REQUIREMENT
Transcribe all of the records word for word, but omit the pictures.

Plotting code records
— Start —
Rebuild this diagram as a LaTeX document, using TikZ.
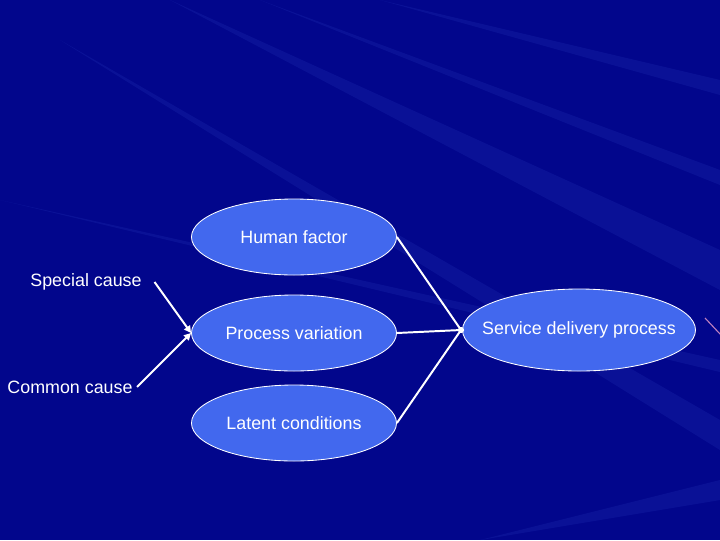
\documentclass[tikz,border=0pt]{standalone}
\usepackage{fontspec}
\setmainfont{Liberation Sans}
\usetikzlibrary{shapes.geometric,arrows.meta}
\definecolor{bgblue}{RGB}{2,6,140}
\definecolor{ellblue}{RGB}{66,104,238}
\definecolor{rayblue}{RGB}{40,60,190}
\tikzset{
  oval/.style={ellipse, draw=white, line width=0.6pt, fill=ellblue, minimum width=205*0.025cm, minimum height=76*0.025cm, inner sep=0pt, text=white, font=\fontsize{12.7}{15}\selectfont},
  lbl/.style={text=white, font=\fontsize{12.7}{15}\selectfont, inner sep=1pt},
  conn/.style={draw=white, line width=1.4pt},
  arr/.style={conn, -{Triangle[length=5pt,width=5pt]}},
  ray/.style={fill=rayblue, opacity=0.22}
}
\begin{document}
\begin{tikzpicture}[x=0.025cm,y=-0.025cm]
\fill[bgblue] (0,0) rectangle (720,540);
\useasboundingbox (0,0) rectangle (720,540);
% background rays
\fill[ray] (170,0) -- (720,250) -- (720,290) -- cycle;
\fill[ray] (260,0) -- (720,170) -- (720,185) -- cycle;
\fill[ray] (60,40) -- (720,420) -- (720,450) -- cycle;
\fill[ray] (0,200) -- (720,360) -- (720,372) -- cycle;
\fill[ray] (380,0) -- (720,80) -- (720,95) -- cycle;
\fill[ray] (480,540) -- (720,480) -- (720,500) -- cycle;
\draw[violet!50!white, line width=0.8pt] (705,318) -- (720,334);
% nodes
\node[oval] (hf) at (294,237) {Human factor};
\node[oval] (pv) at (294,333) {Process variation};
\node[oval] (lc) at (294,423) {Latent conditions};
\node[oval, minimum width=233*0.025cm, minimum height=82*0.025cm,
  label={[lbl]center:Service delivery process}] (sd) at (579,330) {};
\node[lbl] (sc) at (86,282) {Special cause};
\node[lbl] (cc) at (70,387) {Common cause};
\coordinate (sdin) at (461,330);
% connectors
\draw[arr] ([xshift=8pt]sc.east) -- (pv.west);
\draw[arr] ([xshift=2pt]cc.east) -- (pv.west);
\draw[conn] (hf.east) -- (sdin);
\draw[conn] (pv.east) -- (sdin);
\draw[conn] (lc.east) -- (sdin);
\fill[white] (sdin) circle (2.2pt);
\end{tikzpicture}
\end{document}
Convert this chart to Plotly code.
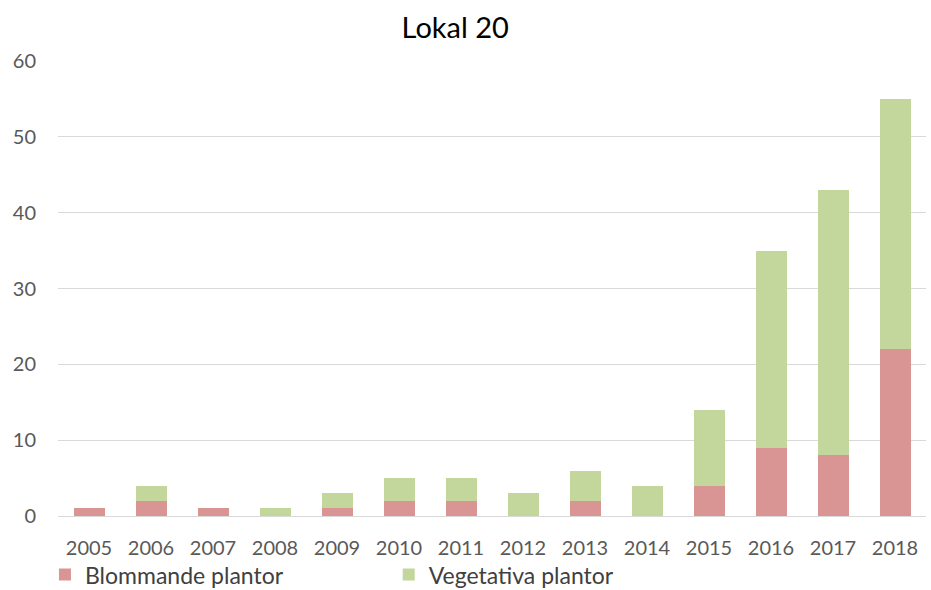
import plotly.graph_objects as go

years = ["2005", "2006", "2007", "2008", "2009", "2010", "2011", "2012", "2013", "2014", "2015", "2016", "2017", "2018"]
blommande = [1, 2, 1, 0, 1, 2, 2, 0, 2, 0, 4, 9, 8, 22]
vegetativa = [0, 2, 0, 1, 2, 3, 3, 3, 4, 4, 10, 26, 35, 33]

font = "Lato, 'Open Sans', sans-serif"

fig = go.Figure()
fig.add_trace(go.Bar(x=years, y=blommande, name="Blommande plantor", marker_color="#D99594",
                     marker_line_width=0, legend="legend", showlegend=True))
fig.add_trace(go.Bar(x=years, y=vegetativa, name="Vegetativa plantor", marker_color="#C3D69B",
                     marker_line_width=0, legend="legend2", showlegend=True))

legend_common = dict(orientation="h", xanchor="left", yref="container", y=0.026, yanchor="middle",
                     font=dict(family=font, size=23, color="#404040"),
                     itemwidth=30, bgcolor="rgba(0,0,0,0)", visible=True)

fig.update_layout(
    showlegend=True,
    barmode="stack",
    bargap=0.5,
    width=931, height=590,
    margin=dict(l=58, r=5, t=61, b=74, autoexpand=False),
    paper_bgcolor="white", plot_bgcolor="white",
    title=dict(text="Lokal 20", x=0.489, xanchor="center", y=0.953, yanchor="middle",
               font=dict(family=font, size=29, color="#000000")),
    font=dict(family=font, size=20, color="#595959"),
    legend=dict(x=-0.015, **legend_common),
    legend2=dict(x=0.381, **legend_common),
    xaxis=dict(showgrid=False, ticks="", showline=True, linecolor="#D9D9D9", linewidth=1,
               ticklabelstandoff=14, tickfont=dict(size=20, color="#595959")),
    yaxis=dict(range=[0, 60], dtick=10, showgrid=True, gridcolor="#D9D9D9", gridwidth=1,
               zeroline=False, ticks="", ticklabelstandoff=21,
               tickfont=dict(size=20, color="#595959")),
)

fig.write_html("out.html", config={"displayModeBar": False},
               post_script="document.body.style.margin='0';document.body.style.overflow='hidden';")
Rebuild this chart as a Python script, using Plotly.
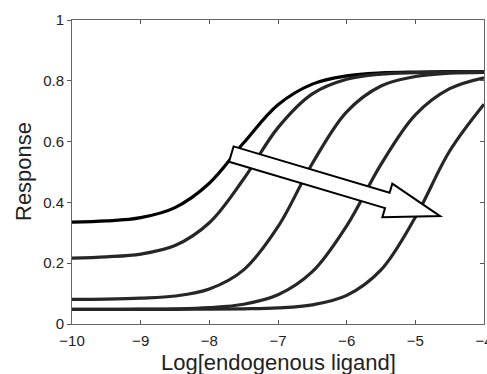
— End —
SOLUTION BELOW
Rebuild this diagram as a LaTeX document, using TikZ.
\documentclass[tikz,border=0pt]{standalone}
\usepackage{fontspec}
\setmainfont{Liberation Sans}
\usetikzlibrary{shapes.geometric,arrows.meta}
\definecolor{bgblue}{RGB}{2,6,140}
\definecolor{ellblue}{RGB}{66,104,238}
\definecolor{rayblue}{RGB}{40,60,190}
\tikzset{
  oval/.style={ellipse, draw=white, line width=0.6pt, fill=ellblue, minimum width=205*0.025cm, minimum height=76*0.025cm, inner sep=0pt, text=white, font=\fontsize{12.7}{15}\selectfont},
  lbl/.style={text=white, font=\fontsize{12.7}{15}\selectfont, inner sep=1pt},
  conn/.style={draw=white, line width=1.4pt},
  arr/.style={conn, -{Triangle[length=5pt,width=5pt]}},
  ray/.style={fill=rayblue, opacity=0.22}
}
\begin{document}
\begin{tikzpicture}[x=0.025cm,y=-0.025cm]
\fill[bgblue] (0,0) rectangle (720,540);
\useasboundingbox (0,0) rectangle (720,540);
% background rays
\fill[ray] (170,0) -- (720,250) -- (720,290) -- cycle;
\fill[ray] (260,0) -- (720,170) -- (720,185) -- cycle;
\fill[ray] (60,40) -- (720,420) -- (720,450) -- cycle;
\fill[ray] (0,200) -- (720,360) -- (720,372) -- cycle;
\fill[ray] (380,0) -- (720,80) -- (720,95) -- cycle;
\fill[ray] (480,540) -- (720,480) -- (720,500) -- cycle;
\draw[violet!50!white, line width=0.8pt] (705,318) -- (720,334);
% nodes
\node[oval] (hf) at (294,237) {Human factor};
\node[oval] (pv) at (294,333) {Process variation};
\node[oval] (lc) at (294,423) {Latent conditions};
\node[oval, minimum width=233*0.025cm, minimum height=82*0.025cm,
  label={[lbl]center:Service delivery process}] (sd) at (579,330) {};
\node[lbl] (sc) at (86,282) {Special cause};
\node[lbl] (cc) at (70,387) {Common cause};
\coordinate (sdin) at (461,330);
% connectors
\draw[arr] ([xshift=8pt]sc.east) -- (pv.west);
\draw[arr] ([xshift=2pt]cc.east) -- (pv.west);
\draw[conn] (hf.east) -- (sdin);
\draw[conn] (pv.east) -- (sdin);
\draw[conn] (lc.east) -- (sdin);
\fill[white] (sdin) circle (2.2pt);
\end{tikzpicture}
\end{document}
Convert this chart to Plotly code.
import plotly.graph_objects as go

years = ["2005", "2006", "2007", "2008", "2009", "2010", "2011", "2012", "2013", "2014", "2015", "2016", "2017", "2018"]
blommande = [1, 2, 1, 0, 1, 2, 2, 0, 2, 0, 4, 9, 8, 22]
vegetativa = [0, 2, 0, 1, 2, 3, 3, 3, 4, 4, 10, 26, 35, 33]

font = "Lato, 'Open Sans', sans-serif"

fig = go.Figure()
fig.add_trace(go.Bar(x=years, y=blommande, name="Blommande plantor", marker_color="#D99594",
                     marker_line_width=0, legend="legend", showlegend=True))
fig.add_trace(go.Bar(x=years, y=vegetativa, name="Vegetativa plantor", marker_color="#C3D69B",
                     marker_line_width=0, legend="legend2", showlegend=True))

legend_common = dict(orientation="h", xanchor="left", yref="container", y=0.026, yanchor="middle",
                     font=dict(family=font, size=23, color="#404040"),
                     itemwidth=30, bgcolor="rgba(0,0,0,0)", visible=True)

fig.update_layout(
    showlegend=True,
    barmode="stack",
    bargap=0.5,
    width=931, height=590,
    margin=dict(l=58, r=5, t=61, b=74, autoexpand=False),
    paper_bgcolor="white", plot_bgcolor="white",
    title=dict(text="Lokal 20", x=0.489, xanchor="center", y=0.953, yanchor="middle",
               font=dict(family=font, size=29, color="#000000")),
    font=dict(family=font, size=20, color="#595959"),
    legend=dict(x=-0.015, **legend_common),
    legend2=dict(x=0.381, **legend_common),
    xaxis=dict(showgrid=False, ticks="", showline=True, linecolor="#D9D9D9", linewidth=1,
               ticklabelstandoff=14, tickfont=dict(size=20, color="#595959")),
    yaxis=dict(range=[0, 60], dtick=10, showgrid=True, gridcolor="#D9D9D9", gridwidth=1,
               zeroline=False, ticks="", ticklabelstandoff=21,
               tickfont=dict(size=20, color="#595959")),
)

fig.write_html("out.html", config={"displayModeBar": False},
               post_script="document.body.style.margin='0';document.body.style.overflow='hidden';")
Rebuild this chart as a Python script, using Plotly.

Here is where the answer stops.